» **SUPPLIED INFORMATION**:
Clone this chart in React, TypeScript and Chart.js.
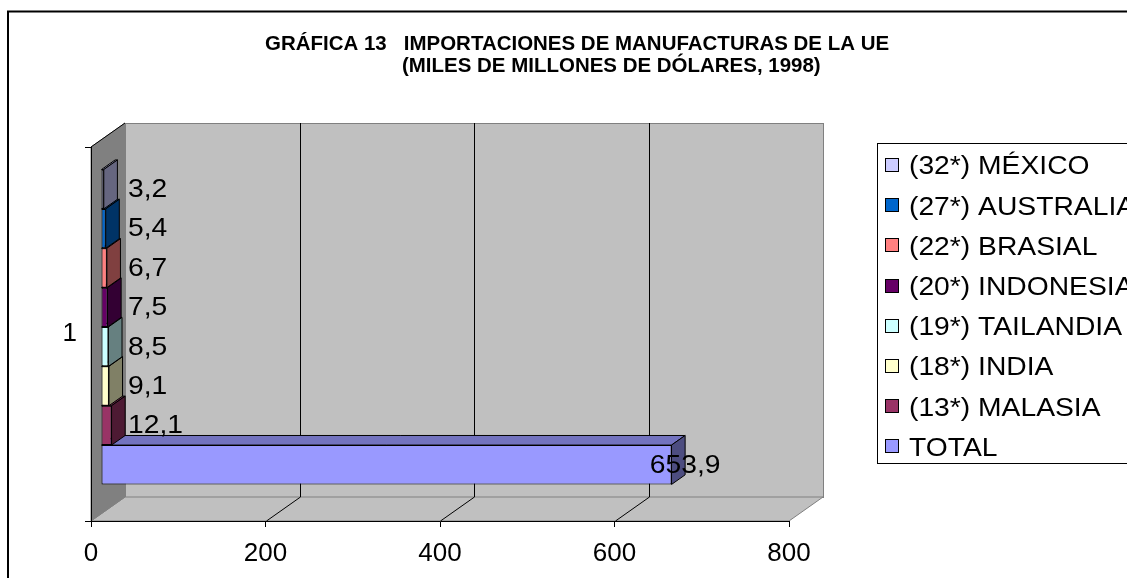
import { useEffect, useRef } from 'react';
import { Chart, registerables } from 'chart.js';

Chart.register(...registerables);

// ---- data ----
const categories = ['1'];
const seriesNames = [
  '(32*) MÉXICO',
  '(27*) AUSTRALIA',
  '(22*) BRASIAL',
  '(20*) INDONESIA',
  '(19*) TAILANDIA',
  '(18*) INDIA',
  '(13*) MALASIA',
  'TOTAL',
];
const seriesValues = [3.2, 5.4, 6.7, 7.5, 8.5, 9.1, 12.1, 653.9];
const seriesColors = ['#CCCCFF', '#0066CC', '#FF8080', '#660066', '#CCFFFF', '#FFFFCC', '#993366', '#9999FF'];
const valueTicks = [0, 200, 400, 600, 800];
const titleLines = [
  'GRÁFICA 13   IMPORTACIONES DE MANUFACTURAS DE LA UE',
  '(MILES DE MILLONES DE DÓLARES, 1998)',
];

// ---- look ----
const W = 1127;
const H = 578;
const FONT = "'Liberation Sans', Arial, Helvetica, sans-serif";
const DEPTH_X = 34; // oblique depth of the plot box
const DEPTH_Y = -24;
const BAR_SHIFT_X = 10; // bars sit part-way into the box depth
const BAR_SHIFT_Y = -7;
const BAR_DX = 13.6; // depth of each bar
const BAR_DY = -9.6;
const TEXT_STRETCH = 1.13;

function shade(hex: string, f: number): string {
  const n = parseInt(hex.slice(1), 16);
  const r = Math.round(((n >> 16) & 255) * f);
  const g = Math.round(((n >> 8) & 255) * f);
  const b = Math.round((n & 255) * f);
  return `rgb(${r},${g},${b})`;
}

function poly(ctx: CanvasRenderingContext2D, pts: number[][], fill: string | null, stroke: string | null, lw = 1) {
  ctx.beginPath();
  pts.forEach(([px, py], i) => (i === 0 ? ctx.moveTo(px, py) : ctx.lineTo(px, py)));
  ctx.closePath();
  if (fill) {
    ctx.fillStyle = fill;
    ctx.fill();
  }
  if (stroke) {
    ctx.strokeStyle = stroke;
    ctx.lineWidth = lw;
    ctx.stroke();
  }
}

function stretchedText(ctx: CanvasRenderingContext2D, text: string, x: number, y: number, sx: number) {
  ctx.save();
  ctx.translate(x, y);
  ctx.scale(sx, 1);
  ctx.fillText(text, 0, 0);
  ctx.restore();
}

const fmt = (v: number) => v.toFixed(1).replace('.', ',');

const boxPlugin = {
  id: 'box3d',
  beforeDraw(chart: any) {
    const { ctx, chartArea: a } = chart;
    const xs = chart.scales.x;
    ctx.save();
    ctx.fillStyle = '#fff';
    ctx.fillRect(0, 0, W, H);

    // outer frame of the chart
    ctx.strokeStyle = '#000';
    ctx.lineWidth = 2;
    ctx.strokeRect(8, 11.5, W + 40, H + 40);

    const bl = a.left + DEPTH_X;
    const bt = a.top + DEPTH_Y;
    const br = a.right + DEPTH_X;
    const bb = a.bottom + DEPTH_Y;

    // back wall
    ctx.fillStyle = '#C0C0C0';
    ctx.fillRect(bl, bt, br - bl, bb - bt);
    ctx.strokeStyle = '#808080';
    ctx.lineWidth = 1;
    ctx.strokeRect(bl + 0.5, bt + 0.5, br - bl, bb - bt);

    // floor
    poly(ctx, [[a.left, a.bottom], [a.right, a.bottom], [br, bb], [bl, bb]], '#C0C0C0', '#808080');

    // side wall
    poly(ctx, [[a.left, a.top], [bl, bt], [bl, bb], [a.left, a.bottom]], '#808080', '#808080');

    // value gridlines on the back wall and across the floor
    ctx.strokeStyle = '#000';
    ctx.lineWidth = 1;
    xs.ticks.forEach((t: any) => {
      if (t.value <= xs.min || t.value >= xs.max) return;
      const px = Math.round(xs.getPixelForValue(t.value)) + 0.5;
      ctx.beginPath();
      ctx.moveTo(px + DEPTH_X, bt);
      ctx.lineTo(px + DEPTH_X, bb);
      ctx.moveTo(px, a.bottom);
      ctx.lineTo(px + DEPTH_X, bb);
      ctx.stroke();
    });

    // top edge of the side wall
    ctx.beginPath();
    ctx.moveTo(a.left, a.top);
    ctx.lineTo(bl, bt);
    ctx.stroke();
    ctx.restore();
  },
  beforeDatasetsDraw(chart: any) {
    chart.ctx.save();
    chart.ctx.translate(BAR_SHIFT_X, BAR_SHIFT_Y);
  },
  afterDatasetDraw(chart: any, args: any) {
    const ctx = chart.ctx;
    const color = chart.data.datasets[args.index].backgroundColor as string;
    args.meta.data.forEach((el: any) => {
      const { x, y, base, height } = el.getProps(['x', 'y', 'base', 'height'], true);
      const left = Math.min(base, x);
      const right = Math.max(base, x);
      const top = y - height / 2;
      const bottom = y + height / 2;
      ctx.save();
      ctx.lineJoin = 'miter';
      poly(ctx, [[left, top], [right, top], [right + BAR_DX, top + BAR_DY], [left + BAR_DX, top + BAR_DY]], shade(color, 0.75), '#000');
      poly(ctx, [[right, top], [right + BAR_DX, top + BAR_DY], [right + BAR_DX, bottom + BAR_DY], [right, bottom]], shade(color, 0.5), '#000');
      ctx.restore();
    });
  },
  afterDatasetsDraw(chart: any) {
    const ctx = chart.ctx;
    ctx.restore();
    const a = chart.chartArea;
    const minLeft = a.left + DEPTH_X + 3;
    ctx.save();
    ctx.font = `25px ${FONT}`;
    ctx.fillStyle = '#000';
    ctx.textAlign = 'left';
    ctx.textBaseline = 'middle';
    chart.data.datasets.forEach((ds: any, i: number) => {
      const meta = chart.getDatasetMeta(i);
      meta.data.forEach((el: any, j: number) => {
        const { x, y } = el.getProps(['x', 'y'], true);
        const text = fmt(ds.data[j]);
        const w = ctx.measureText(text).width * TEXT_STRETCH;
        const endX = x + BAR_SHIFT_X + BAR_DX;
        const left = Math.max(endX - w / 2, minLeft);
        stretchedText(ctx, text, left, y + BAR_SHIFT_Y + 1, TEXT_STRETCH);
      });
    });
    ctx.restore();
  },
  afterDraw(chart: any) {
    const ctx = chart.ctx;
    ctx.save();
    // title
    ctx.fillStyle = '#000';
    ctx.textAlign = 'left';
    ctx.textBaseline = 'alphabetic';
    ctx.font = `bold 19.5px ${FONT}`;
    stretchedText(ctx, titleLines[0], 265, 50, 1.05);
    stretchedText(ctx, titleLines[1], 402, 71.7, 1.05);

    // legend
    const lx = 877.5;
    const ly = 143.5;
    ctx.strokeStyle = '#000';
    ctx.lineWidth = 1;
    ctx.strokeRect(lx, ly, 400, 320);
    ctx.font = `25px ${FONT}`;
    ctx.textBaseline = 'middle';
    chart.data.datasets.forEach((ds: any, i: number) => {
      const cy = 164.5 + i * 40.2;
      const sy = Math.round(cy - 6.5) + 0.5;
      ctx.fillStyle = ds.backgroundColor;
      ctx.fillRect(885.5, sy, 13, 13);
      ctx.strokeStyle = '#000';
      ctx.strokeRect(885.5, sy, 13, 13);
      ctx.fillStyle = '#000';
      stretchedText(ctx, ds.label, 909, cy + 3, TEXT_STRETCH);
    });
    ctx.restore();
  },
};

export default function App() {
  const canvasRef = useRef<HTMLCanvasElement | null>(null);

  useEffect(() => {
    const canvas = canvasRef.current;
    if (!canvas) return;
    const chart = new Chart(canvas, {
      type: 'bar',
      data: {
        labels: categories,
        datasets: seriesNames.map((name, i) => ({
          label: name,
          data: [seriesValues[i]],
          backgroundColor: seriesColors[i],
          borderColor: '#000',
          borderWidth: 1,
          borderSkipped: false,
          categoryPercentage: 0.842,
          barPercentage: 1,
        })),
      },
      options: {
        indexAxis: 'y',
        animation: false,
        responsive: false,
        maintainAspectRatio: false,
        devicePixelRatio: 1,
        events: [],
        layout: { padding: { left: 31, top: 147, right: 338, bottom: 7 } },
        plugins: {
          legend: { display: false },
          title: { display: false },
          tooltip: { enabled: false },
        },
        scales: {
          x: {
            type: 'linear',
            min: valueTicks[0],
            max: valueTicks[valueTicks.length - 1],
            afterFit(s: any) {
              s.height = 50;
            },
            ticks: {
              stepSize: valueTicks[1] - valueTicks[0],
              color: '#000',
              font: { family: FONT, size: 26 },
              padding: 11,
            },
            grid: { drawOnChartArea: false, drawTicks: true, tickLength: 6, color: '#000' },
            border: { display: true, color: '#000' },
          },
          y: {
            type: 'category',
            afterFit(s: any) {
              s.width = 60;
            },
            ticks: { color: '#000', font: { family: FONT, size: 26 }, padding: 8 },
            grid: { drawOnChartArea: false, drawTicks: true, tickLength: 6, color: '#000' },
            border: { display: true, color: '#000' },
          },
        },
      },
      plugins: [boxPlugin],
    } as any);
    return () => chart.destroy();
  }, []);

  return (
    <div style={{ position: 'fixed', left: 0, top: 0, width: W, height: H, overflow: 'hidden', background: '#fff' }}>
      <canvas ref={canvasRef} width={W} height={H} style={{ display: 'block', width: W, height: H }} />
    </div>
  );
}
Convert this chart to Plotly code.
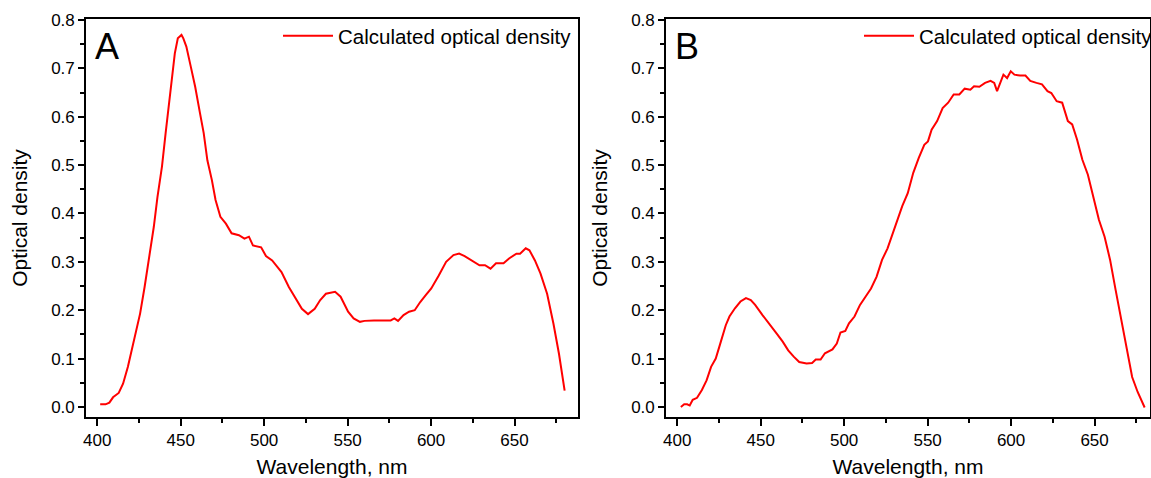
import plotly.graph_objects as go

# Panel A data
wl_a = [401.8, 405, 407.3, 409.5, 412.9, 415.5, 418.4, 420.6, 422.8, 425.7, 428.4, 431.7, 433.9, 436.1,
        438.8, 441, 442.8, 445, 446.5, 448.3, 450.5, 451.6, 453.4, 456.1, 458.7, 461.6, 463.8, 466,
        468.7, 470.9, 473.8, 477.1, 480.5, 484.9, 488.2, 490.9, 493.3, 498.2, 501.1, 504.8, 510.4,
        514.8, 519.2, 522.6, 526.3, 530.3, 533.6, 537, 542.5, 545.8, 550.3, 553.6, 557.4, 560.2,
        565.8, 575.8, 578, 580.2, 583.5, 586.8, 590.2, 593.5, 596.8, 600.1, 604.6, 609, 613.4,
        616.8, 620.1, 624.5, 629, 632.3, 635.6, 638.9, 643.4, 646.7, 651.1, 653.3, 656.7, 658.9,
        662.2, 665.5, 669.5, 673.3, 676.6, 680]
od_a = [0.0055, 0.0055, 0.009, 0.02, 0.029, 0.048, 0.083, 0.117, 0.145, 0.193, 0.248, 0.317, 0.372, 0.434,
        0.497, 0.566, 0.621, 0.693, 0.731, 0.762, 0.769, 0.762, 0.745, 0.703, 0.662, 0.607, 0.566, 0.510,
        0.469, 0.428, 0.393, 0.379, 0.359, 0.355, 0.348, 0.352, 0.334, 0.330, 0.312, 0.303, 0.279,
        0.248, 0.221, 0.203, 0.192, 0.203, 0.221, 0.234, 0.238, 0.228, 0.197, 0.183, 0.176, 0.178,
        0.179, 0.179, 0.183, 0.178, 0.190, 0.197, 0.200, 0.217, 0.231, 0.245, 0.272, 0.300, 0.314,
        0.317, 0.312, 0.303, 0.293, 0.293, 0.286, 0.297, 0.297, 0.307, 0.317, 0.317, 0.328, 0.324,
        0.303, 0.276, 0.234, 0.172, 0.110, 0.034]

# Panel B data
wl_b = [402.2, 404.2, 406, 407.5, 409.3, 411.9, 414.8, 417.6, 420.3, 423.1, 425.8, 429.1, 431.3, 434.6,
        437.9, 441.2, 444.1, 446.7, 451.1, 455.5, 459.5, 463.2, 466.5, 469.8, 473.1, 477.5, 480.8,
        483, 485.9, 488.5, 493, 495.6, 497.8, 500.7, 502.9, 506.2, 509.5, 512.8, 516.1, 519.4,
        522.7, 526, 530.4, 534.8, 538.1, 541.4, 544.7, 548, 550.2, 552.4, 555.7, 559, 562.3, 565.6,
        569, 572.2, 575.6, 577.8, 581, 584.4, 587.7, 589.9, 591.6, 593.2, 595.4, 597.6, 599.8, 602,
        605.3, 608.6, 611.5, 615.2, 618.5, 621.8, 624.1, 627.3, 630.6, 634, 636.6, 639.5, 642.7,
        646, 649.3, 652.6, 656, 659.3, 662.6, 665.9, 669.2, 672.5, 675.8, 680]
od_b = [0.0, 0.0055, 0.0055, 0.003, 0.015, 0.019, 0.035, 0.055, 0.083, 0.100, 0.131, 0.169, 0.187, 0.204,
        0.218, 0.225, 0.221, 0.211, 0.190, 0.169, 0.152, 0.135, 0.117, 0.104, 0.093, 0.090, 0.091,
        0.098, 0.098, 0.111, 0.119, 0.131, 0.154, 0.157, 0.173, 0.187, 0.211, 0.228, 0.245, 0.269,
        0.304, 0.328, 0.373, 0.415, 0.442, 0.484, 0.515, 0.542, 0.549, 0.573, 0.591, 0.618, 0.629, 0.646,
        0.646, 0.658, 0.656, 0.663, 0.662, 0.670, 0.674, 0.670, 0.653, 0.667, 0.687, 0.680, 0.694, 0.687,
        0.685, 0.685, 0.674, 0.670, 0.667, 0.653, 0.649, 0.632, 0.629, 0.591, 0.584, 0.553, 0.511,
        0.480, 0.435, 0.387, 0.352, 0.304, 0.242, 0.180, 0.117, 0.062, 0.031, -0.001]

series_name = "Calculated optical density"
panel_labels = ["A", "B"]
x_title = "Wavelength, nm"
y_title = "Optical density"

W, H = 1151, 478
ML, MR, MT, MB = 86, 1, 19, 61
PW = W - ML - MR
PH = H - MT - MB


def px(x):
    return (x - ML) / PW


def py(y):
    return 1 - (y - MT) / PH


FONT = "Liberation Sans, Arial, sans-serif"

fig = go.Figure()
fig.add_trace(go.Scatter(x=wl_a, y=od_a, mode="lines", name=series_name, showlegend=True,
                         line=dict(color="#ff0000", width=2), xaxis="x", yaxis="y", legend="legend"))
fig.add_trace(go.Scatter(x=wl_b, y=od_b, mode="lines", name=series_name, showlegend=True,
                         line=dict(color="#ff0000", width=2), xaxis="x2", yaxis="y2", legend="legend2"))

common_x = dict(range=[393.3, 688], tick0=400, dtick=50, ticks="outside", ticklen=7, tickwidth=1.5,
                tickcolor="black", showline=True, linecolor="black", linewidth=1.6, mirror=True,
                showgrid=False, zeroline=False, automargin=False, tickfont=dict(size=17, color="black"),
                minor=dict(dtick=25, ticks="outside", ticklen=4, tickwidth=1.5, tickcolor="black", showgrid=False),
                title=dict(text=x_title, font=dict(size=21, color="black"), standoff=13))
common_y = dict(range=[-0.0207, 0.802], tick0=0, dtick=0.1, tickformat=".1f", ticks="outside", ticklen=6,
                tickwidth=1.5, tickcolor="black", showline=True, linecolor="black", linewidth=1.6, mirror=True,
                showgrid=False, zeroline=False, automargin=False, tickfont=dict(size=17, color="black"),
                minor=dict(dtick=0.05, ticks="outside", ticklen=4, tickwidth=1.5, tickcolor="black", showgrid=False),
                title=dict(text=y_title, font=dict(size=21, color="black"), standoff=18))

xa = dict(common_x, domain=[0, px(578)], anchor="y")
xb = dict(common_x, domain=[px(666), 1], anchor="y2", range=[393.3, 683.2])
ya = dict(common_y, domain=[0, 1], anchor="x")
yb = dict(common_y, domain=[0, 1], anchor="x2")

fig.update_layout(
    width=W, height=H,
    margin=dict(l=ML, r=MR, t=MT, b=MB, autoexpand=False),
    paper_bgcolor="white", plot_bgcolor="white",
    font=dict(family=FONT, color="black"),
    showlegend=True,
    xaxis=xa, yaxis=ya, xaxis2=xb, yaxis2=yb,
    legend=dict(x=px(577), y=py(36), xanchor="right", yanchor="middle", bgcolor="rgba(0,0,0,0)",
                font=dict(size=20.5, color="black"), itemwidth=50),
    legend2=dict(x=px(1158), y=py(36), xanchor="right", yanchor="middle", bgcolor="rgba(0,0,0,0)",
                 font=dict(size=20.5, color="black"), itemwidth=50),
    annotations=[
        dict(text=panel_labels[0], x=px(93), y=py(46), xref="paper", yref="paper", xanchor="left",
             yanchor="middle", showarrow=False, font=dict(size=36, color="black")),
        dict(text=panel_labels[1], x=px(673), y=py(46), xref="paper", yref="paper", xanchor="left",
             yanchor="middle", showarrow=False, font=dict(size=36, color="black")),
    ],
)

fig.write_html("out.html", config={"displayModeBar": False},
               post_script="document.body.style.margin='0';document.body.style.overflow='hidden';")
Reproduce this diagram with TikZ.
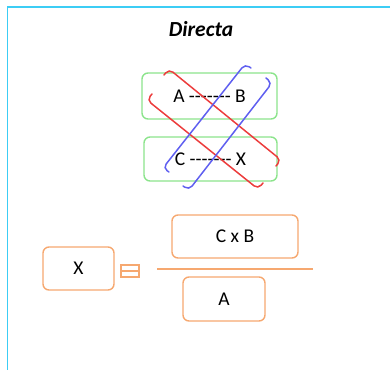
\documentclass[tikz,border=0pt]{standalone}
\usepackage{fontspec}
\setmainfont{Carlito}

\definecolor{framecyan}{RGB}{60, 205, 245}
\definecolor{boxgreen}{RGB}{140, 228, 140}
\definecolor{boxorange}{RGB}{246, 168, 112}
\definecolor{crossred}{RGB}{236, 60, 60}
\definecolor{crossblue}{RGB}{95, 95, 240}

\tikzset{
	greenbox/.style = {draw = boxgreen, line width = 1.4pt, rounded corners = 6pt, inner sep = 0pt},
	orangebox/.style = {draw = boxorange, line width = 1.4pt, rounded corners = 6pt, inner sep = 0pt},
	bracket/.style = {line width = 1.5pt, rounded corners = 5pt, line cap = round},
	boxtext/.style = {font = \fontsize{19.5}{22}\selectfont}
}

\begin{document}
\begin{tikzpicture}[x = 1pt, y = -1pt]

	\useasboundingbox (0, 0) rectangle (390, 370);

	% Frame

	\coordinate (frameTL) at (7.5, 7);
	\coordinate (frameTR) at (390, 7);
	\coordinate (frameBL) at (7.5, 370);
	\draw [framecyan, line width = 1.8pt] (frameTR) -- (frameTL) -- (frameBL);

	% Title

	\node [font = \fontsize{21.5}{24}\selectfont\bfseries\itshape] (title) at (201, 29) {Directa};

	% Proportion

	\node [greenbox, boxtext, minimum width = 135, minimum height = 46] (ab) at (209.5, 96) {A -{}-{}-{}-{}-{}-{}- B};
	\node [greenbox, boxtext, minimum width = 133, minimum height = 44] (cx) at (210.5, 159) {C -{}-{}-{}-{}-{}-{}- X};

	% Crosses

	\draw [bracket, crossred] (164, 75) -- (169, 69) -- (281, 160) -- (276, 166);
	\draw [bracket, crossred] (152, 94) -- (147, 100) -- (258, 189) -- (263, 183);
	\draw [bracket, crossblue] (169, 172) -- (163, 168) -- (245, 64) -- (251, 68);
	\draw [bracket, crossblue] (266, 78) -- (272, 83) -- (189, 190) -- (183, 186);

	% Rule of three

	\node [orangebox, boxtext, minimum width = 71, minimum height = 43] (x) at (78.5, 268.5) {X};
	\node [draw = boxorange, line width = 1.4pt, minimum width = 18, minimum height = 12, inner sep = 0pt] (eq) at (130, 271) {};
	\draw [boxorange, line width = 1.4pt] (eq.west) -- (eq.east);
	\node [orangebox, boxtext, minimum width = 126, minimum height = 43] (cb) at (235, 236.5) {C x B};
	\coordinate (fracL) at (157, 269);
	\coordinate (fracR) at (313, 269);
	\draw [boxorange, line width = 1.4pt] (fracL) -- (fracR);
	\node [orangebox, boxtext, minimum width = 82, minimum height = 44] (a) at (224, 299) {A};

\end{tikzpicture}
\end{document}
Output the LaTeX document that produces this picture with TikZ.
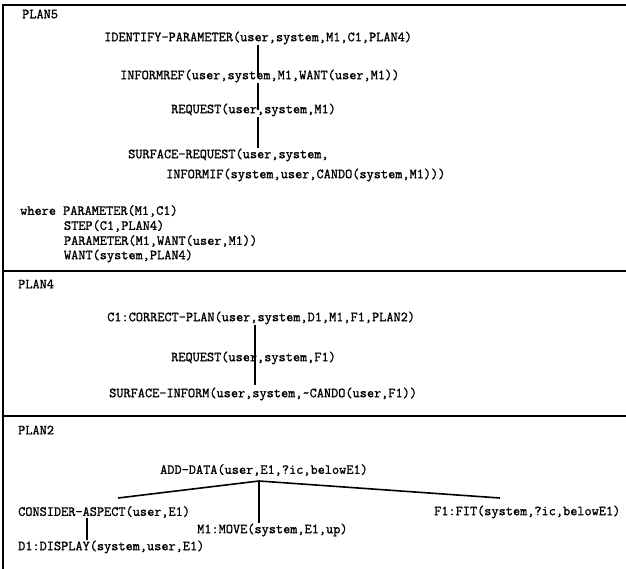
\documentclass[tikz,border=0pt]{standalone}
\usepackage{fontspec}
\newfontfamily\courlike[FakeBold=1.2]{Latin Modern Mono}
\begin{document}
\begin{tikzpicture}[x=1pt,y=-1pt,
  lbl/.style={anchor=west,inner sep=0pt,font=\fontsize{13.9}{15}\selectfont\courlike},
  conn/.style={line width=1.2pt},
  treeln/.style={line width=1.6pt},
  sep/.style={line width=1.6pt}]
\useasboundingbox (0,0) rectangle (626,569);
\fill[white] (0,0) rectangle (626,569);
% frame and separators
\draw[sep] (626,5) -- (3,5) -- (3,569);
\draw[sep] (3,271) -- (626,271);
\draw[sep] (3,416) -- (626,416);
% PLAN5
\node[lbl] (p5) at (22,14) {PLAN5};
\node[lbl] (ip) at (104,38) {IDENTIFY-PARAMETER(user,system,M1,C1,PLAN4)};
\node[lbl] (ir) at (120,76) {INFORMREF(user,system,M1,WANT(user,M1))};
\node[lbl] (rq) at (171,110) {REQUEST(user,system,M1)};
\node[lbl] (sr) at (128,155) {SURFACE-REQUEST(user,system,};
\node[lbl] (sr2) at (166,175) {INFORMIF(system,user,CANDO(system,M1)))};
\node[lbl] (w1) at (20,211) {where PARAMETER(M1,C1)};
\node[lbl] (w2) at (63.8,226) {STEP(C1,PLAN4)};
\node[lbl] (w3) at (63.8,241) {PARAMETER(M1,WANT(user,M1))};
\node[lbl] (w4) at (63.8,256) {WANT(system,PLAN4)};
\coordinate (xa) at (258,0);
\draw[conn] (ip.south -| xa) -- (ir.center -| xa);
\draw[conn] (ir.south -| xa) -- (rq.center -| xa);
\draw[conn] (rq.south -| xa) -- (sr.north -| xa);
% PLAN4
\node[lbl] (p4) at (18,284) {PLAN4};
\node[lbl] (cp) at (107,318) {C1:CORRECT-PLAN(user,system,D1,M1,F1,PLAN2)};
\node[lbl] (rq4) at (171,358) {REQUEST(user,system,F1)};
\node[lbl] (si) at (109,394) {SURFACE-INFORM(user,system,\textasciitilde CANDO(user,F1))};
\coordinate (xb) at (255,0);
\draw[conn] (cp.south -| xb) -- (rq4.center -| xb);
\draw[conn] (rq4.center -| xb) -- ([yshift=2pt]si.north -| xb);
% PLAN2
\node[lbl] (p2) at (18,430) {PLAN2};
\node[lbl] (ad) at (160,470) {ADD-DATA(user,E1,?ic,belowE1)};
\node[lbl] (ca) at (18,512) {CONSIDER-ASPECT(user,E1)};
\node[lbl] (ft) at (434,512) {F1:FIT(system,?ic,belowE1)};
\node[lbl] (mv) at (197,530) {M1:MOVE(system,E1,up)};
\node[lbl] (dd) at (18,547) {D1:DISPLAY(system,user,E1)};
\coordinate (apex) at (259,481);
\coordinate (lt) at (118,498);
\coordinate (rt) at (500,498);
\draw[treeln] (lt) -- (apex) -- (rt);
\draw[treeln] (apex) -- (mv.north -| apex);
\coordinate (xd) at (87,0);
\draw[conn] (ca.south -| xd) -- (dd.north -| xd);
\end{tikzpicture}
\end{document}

» **TASK DIRECTIONS**:
Copy out exactly the material that runs from the line with "Convert this chart to Plotly code." to the line with "import plotly.graph_objects as go", ends included, and leave the pictures behind.

» **RESULT FOR THIS TASK**:
Convert this chart to Plotly code.
import plotly.graph_objects as go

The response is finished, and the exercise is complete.